The problem was obvious. When you are accustomed to having the use of both eyes and suddenly lose sight in or obstruct one of them, your depth perception is radically changed. This is the ability to judge distances from where you are. The simplest of tasks, such as stepping off a curb, can be treacherous even though you have done so a thousand times before. When we suffer with this situation the difficulty does not rest with the landscape around us; rather, the problem is with us and our perception of how things appear. The distance between one point and another does not change. What changes is our view of it.
In like manner, our perception of what we hear largely depends on how open or obstructed our minds are. Many times words are spoken and hearers walk away with exactly the opposite of what the speaker said. Preachers understand this phenomenon intimately. Yet, just as distances do not actually change when our eyes are hindered, the truth of words spoken does not alter either. It is only within the mind of the hearer where perception clouds the truth.

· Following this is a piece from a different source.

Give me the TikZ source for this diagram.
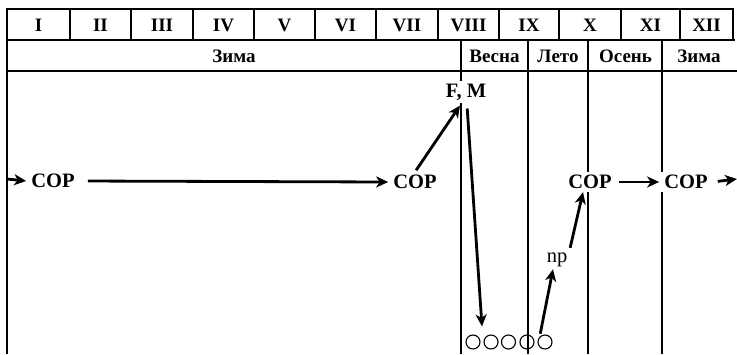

When we are not completely open to the truth of God, our perception distorts reality. Mankind has suffered with this through the ages. In Acts 28:22ff, the apostle Paul confronted the Jews with this very issue by quoting what was spoken by the Holy Spirit through the prophet Isaiah – “You will keep on hearing, but will not understand; and you will keep on seeing, but will not perceive; For the heart of this people has become dull, and with their ears they scarcely hear, and they have closed their eyes; lest they should see with their eyes, and hear with their ears, and understand with their heart and return, and I should heal them.”
May we become a people of open eyes, ears, hearts, and minds to the lamp of God – His truth in His word. Keep the Faith.